I am Santiago Gamboa. I’m in London in the bookstore Belgravia Books for Ventana Latina, and I am very happy to answer some questions and chat with you.

I believe that part of the strategy consists in writing about what I know, what I’ve experienced, what I understand from within. I have a base of experiences, out of which afterwards I construct fiction. Of course my books and characters are all fictional; if not, they would be autobiographies. And autobiographies are written by those who believe that their lives interest other people. That’s not my case, I assure you. Thus based on my experience of what I have lived, I invent, adding in more certain causal explanations. As I said in the talk, my people push themselves to the limits, take more risks, and are crazier and more lost than I am. But I know a little bit about all that. And I write about it because it scares me, or because it attracts me, or because it fascinates me. Sometimes madness fascinates me, sometimes neglect fascinates me, sometimes the temptation of death fascinates me. All that fascinates me but I am afraid of it. So my characters are braver than I am.
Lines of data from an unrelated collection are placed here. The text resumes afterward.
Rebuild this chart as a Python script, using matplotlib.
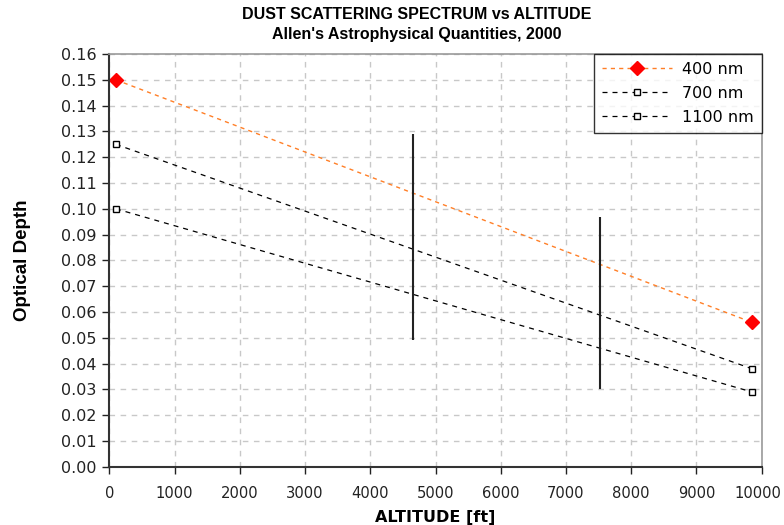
import matplotlib.pyplot as plt
import matplotlib.transforms as mtransforms

# data
altitude = [100, 9850]
od_400 = [0.150, 0.056]
od_700 = [0.125, 0.038]
od_1100 = [0.100, 0.029]

# vertical range bars
bar_x = [4650, 7520]
bar_lo = [0.049, 0.030]
bar_hi = [0.129, 0.097]

xticks = list(range(0, 10001, 1000))
yticks = [i / 100 for i in range(0, 17)]

plt.rcParams['font.family'] = ['DejaVu Sans']

fig = plt.figure(figsize=(7.84, 5.25), dpi=100)
ax = fig.add_axes([0.1395, 0.111, 0.832, 0.786])

ax.plot(altitude, od_400, linestyle=(0, (3, 3)), color='#ff7f27', lw=1,
        marker='D', markersize=7, markerfacecolor='red', markeredgecolor='red',
        label='400 nm')
ax.plot(altitude, od_700, linestyle=(0, (4, 4)), color='black', lw=0.9,
        marker='s', markersize=4, markerfacecolor='white', markeredgecolor='black',
        label='700 nm')
ax.plot(altitude, od_1100, linestyle=(0, (4, 4)), color='black', lw=0.9,
        marker='s', markersize=4, markerfacecolor='white', markeredgecolor='black',
        label='1100 nm')

ax.vlines(bar_x, bar_lo, bar_hi, color='#222222', lw=1.5)

ax.set_xlim(0, 10000)
ax.set_ylim(0, 0.16)
ax.set_xticks(xticks)
ax.set_yticks(yticks)
ax.set_yticklabels([f"{v:.2f}" for v in yticks])
ax.tick_params(direction='out', length=5, width=1, colors='#222222')
ax.tick_params(axis='x', pad=9, labelsize=10.6)
ax.tick_params(axis='y', pad=4, labelsize=11.5)

# keep the last x label inside the figure
last = ax.get_xticklabels()[-1]
last.set_transform(last.get_transform() +
                   mtransforms.ScaledTranslation(-3 / 72, 0, fig.dpi_scale_trans))

ax.grid(True, linestyle=(0, (4, 4)), color='#c8c8c8', lw=1)
ax.set_axisbelow(True)

for s in ['left', 'bottom']:
    ax.spines[s].set_color('#333333')
    ax.spines[s].set_linewidth(1.5)
for s in ['top', 'right']:
    ax.spines[s].set_color('#999999')
    ax.spines[s].set_linewidth(1.2)

ax.set_xlabel('ALTITUDE [ft]', fontsize=11.5, fontweight='bold', labelpad=6)
ax.set_ylabel('Optical Depth', fontsize=13.5, fontweight='bold',
              family=['Liberation Sans'], labelpad=22)
fig.text(0.532, 0.972, "DUST SCATTERING SPECTRUM vs ALTITUDE",
         ha='center', va='center', fontsize=11.5, fontweight='bold',
         family=['Liberation Sans'])
fig.text(0.532, 0.934, "Allen's Astrophysical Quantities, 2000",
         ha='center', va='center', fontsize=11.5, fontweight='bold',
         family=['Liberation Sans'])

leg = ax.legend(loc='upper right', fontsize=11.5, frameon=True, fancybox=False,
                borderaxespad=0, handlelength=4.4, handletextpad=0.6,
                borderpad=0.5, labelspacing=0.55)
leg.get_frame().set_edgecolor('black')
leg.get_frame().set_linewidth(1)

fig.savefig('out.png', dpi=100)
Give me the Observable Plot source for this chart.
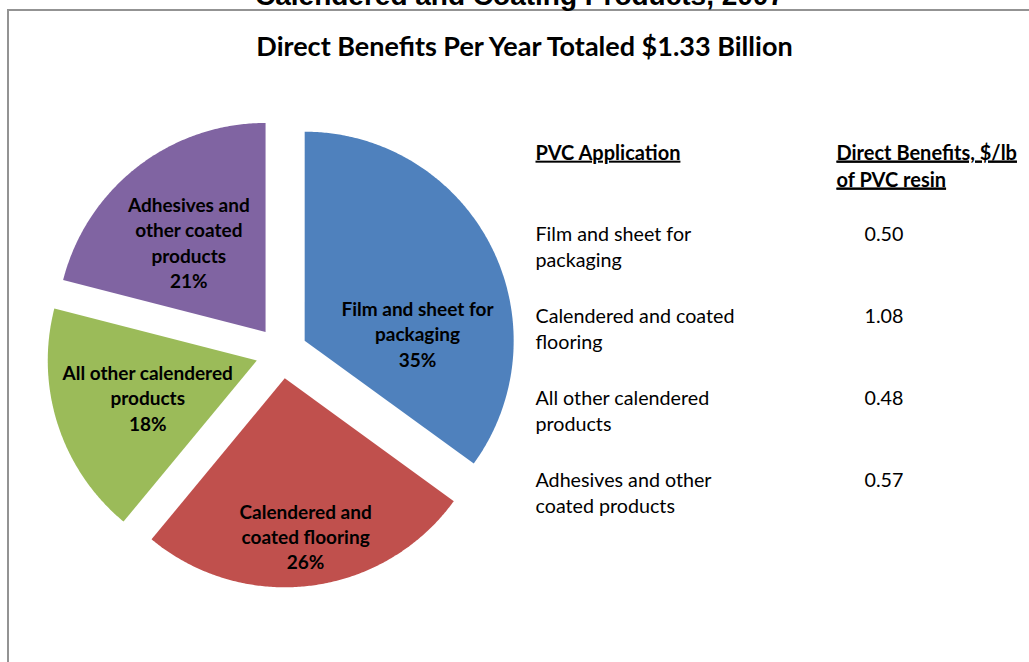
<!DOCTYPE html>
<html><head><meta charset="utf-8">
<script src="https://cdn.jsdelivr.net/npm/d3@7"></script>
<script src="https://cdn.jsdelivr.net/npm/@observablehq/plot@0.6"></script>
<style>
body{margin:0;background:#fff;}
#wrap{position:relative;width:1029px;height:662px;overflow:hidden;background:#fff;}
#frame{position:absolute;left:7px;top:9px;width:1100px;height:800px;border-left:2px solid #939393;border-top:2px solid #939393;}
.ttl{position:absolute;white-space:nowrap;line-height:1;text-align:center;width:1029px;}
#sup{left:5px;top:-20px;font:bold 28px "Liberation Sans",Arial,sans-serif;color:#000;}
#main{left:10px;top:29px;font:bold 27px Lato,sans-serif;color:#000;}
.layer{position:absolute;left:0;top:0;}
#table .hdr text, #table .hdr tspan{text-decoration:underline;}
</style></head>
<body><div id="wrap">
<div id="frame"></div>
<div class="ttl" id="sup">Calendered and Coating Products, 2007</div>
<div class="ttl" id="main">Direct Benefits Per Year Totaled $1.33 Billion</div>
<div class="layer" id="pie"></div>
<div class="layer" id="table"></div>
</div>
<script>
// ---- data ----
const categories = ["Film and sheet for packaging","Calendered and coated flooring","All other calendered products","Adhesives and other coated products"];
const shares = [35, 26, 18, 21];
const benefits = [0.50, 1.08, 0.48, 0.57];
const sliceLabels = ["Film and sheet for\npackaging","Calendered and\ncoated flooring","All other calendered\nproducts","Adhesives and\nother coated\nproducts"];
const tableLabels = ["Film and sheet for\npackaging","Calendered and coated\nflooring","All other calendered\nproducts","Adhesives and other\ncoated products"];
const headers = ["PVC Application","Direct Benefits, $/lb\nof PVC resin"];
const colors = ["#4F81BD","#C0504D","#9BBB59","#8064A2"];

// ---- layout ----
const W = 1029, H = 662, CX = 281, CY = 352, R = 209;
const EXPLODE = 26 / 209;
const labelAngle = [82, 172.5, 251.5, 320];
const labelRadius = [0.657, 0.885, 0.675, 0.69];

const total = d3.sum(shares);
let acc = 0;
const pieRows = [];
shares.forEach((v, i) => {
  const a0 = acc / total * 2 * Math.PI; acc += v; const a1 = acc / total * 2 * Math.PI;
  const m = (a0 + a1) / 2, ox = EXPLODE * Math.sin(m), oy = EXPLODE * Math.cos(m);
  pieRows.push({cat: categories[i], x: ox, y: oy});
  const n = Math.ceil((a1 - a0) / (Math.PI / 360));
  for (let k = 0; k <= n; k++) {
    const a = a0 + (a1 - a0) * k / n;
    pieRows.push({cat: categories[i], x: ox + Math.sin(a), y: oy + Math.cos(a)});
  }
});
const labelRows = shares.map((v, i) => {
  const a = labelAngle[i] * Math.PI / 180;
  return {x: labelRadius[i] * Math.sin(a), y: labelRadius[i] * Math.cos(a), text: sliceLabels[i] + "\n" + v + "%"};
});

const pie = Plot.plot({
  width: W, height: H, margin: 0,
  x: {domain: [-CX / R, (W - CX) / R], axis: null},
  y: {domain: [-(H - CY) / R, CY / R], axis: null},
  color: {domain: categories, range: colors},
  style: {background: "transparent", fontFamily: "Lato, sans-serif", color: "black"},
  marks: [
    Plot.line(pieRows, {x: "x", y: "y", z: "cat", fill: "cat", stroke: "none"}),
    Plot.text(labelRows, {x: "x", y: "y", text: "text", fontSize: 19, fontWeight: "bold", lineHeight: 1.33, fill: "black"})
  ]
});
document.getElementById("pie").append(pie);

const rowKeys = ["header", ...categories];
const table = Plot.plot({
  width: W, height: H, margin: 0,
  x: {type: "point", domain: headers, range: [535, 836], padding: 0, axis: null},
  y: {type: "point", domain: rowKeys, range: [139, 468.5], padding: 0, axis: null},
  style: {background: "transparent", fontFamily: "Lato, sans-serif", color: "black"},
  marks: [
    Plot.text(headers, {x: d => d, y: () => "header", text: d => d, textAnchor: "start", lineAnchor: "top", fontSize: 20, fontWeight: "bold", lineHeight: 1.35, fill: "black"}),
    Plot.text(categories, {x: () => headers[0], y: d => d, text: (d, i) => tableLabels[i], textAnchor: "start", lineAnchor: "top", fontSize: 19.7, lineHeight: 1.32, fill: "black"}),
    Plot.text(benefits, {x: () => headers[1], y: (d, i) => categories[i], text: d => d.toFixed(2), textAnchor: "start", dx: 28, dy: 4, lineAnchor: "top", fontSize: 19.7, fill: "black"})
  ]
});
document.getElementById("table").append(table);
const hdrG = d3.select(table).selectAll("g").filter(function() { return this.getAttribute("font-weight") === "bold"; });
hdrG.classed("hdr", true);
hdrG.selectAll("text, tspan").attr("text-decoration", "underline").style("text-decoration", "underline");
</script>
</body></html>
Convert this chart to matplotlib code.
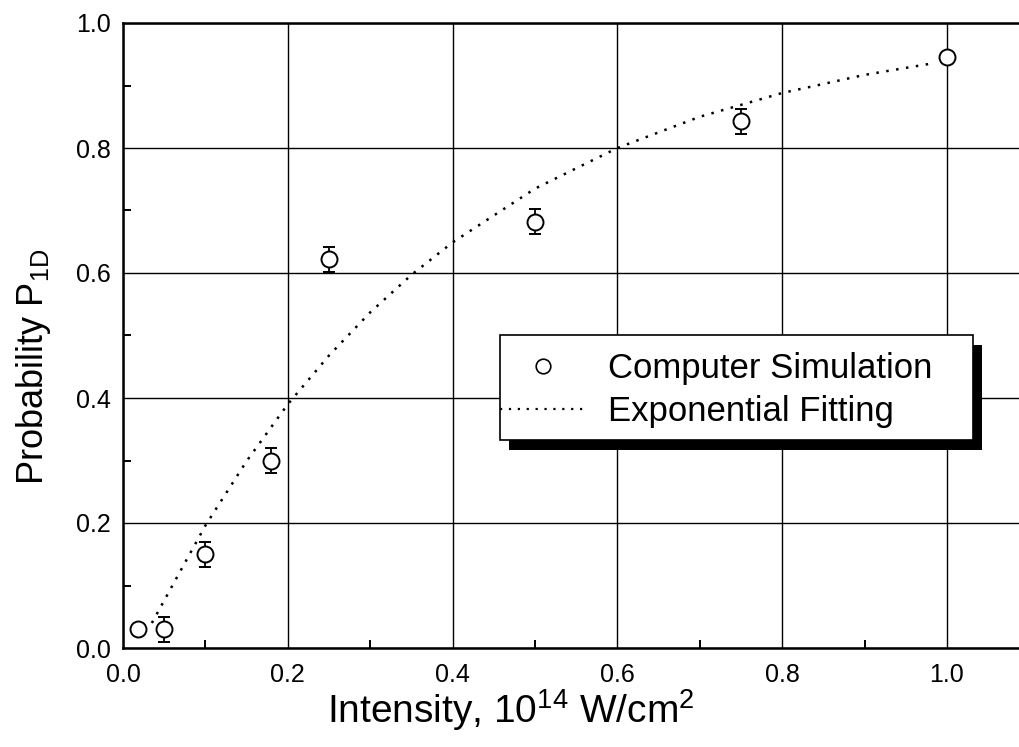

In Necrópolis I wanted to go a little further and let the characters speak not just for three or four pages, but for forty. You have to justify the story that’s happened to them, which was where my idea came from to invent a conference, a conference of people who are there to tell stories because they are biographers. And in the middle of this conference a situation transpires with a character who dies. There is a sort of ‘plot’, an element of the crime novel, but not at the same time as the stories told by each biographer. That allowed me to write a novel like those I enjoy, which are those which discuss life, the themes important for me in life.

Sometimes it frightens me to think that someone reads what I write.

Jerusalem was chosen as a metaphor, and also as a matter of aesthetics. The city Jerusalem is gorgeous; it has possibly the most beautiful historical centre that I know, and at the same time it is a city that serves me well as the metaphor of a city that has suffered, that has been martyred, that has been destroyed twice and come back reborn. In my novel, of course, I do not enter into the Israeli-Palestine conflict. For me Jerusalem is a metaphorical city, the metaphor of a martyr city. I absolutely do not discuss the Israeli-Palestine theme in my novel because for me it is the object of another type of reflection.

I just finished the first version of a novella in which the main character is a young writer, not of literature but of philology: that is, a researcher. I am a philologist. I studied philology. So it is the story of that philologist, his aunt, and a house. Those are the three elements I have. The story is called ‘A house in Bogotá.’

There is a piece of very good advice that I always copy from a writer I admire a lot, named Paul Theroux. The advice is very simple. It says: ‘Read a lot of books and then leave home’ –that is, travel and reading, experience and memory. Novels are constructed with those elements, memory and experience. From there, what’s more, someone has to sit down and apply himself. The young writer has to know that the novelist is in the working class of literature, that is, he has to write every day. He’s not like the poet, who writes shorter things, no? It may be more difficult to do that, but it’s easier to write bad poetry than a bad novel, because the novel has many pages. And someone has to sit down every day to do it.